My understanding is that your app will push requests into a queueing system (e.g. rabbitMQ) and then you can start any number of workers on different machines (with access to the same code as the app which submitted the task). They will pick out tasks from the message queue and then get to work on them. Once they're done, they will update the tombstone database.

The upshot of this is that you don't have to do anything special to start multiple workers. Just start them on separate identical (same source tree) machines.

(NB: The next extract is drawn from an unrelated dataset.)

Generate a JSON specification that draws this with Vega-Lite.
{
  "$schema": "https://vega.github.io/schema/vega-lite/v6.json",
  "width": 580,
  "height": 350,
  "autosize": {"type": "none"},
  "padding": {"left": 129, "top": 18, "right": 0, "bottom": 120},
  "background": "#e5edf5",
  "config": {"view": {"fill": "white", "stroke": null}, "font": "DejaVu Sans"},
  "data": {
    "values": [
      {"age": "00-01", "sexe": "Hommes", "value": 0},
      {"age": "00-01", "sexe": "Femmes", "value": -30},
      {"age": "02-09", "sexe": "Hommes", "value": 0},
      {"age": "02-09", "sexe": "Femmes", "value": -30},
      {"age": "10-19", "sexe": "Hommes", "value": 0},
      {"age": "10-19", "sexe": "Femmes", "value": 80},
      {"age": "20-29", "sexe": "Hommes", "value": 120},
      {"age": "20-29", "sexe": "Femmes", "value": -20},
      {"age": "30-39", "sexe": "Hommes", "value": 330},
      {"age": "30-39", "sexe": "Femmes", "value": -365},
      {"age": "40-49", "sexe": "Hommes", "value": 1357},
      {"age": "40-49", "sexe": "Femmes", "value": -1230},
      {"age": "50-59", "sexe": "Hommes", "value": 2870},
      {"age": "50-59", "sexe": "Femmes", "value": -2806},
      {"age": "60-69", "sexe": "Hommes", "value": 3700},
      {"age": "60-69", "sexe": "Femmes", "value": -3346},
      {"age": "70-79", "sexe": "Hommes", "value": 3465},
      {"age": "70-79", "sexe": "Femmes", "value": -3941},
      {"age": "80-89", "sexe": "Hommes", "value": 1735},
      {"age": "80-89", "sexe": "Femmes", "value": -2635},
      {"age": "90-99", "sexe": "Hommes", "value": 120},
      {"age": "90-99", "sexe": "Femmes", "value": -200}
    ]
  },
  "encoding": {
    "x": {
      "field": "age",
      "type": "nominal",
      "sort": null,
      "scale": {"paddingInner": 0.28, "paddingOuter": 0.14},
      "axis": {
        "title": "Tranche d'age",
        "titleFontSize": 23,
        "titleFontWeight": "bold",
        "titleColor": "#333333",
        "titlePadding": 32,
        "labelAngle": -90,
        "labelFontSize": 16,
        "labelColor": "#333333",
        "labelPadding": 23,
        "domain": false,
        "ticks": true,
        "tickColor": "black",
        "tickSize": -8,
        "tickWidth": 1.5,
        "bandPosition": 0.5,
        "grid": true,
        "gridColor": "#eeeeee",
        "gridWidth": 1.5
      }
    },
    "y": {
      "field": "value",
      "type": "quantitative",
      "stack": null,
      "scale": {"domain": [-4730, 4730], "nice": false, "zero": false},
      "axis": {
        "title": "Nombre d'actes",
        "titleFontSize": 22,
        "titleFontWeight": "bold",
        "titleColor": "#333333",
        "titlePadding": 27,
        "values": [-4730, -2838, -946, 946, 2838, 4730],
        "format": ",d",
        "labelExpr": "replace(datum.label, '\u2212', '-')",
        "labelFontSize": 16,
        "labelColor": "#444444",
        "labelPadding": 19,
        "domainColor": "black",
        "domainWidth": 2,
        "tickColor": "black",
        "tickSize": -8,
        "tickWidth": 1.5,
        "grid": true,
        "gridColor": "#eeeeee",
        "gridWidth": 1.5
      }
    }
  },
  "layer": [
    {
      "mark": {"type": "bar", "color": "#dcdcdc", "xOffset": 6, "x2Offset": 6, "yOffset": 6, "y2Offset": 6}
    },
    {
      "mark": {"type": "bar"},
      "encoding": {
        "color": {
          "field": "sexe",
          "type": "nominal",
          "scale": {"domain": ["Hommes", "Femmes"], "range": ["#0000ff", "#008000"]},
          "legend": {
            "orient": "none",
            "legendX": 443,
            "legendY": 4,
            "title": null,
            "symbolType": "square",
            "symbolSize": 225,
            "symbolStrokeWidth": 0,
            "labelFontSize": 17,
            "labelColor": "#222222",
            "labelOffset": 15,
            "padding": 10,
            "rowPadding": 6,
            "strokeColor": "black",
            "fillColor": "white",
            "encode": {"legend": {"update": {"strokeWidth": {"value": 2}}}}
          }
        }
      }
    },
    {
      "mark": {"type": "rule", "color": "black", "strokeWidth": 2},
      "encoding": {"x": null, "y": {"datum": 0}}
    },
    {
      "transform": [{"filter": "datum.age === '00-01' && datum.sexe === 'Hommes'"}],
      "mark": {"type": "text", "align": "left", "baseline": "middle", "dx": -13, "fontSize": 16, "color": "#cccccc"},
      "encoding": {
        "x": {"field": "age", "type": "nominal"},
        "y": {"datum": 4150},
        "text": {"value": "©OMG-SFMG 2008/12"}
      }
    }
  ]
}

The server which has the message queue need not be the same as the one with the workers and needn't be the same as the machines which submit jobs. You just need to put the location of the message queue in your celeryconfig.py and all the workers on all the machines can pick up jobs from the queue to perform tasks.

Noufal Ibrahim
  • 71,383
  • 13
  • 135
  • 169
  • You are right!But how does the main server know about all the workers? – Evan Gui Apr 21 '12 at 17:57
  • What do you mean by "main server"? – Noufal Ibrahim Apr 21 '12 at 18:07
  • 2
    @I'mTravelerClown i think your confusing a distributed environment with a master - slaves one. There's no main server in a celery based environment but many nodes with workers that do stuffs. You might need to explain your problem better. – FlaPer87 Apr 21 '12 at 19:14
  • Sorry,This is my problem.My "main server" means a node that is a queuing system and all workers set up on other machines.I think the workers need to config to know who is node. Is that right? – Evan Gui Apr 22 '12 at 02:49
  • @I'mTravelerClown you use remote control commands on workers. http://celery.readthedocs.org/en/latest/userguide/workers.html#remote-control – Marconi Oct 01 '12 at 10:27
  • @Noufal Ibrahim let me know if I am wrong, but my enviroment is: aws-webserver, aws-redis, aws-celery-1, aws-celery-2 (the aws-celery-* are running the aws-webserver code as well). if I configure the broker in aws-webserver points to aws-redis, and run python celery on aws-celery-* that points to aws-redis, there is the distribuited system what I need to use remote workers where aws-redis is who knows where to receive tasks and where to send the tasks to be done?, because I connected everything to the broker? thank you in advance. – panchicore Feb 22 '13 at 12:51
  • @Noufallbrahim Could you explain what is "same source tree" refers to? Are you saying as long as I put the location of the message queue in celeryconfig.py on each worker, they can fetch the queue automatically? Thanks – user2372074 Oct 10 '14 at 07:16
  • It's been a while so things might be different. The basic thing is that the machine that actually sends a task to be executed is often different from the machine that actually executes the task. Both of them need access to the actual code that will be run. So, the same "source tree" (i.e. code) should be available on the machine that's running celeryd and the machine which is sending tasks to the queue. – Noufal Ibrahim Oct 11 '14 at 02:24
  • The "sender" machine doesn't need access to the actual task code: http://celery.readthedocs.org/en/latest/faq.html#can-i-call-a-task-by-name – lajarre Feb 19 '15 at 18:18
  • 3
    @lajarre are you sure? Surely the worker would need to know what `tasks.add` (in the example you link to) refers to, no? – Chris Jan 14 '16 at 16:24
  • @Chris I am very late here i think. But to anyone else wondering, the workers would need to know that which is why you put the same codebase on all servers. So you have 3 servers (lets say A,B,C) with same code base. You just don't start the workers on server A. Which means, workers on server B and C will pick up tasks automatically. If you want A to do tasks as well, then start workers on A too. – Mazhar Ali Aug 14 '23 at 09:22
2

The way I deployed it is like this:

  1. clone your django project on a heroku instance (this will run the frontend)
  2. add RabitMQ as an add on and configure it
  3. clone your django project into another heroku instance (call it like worker) where you will run the celery tasks
user2471214
  • 729
  • 9
  • 17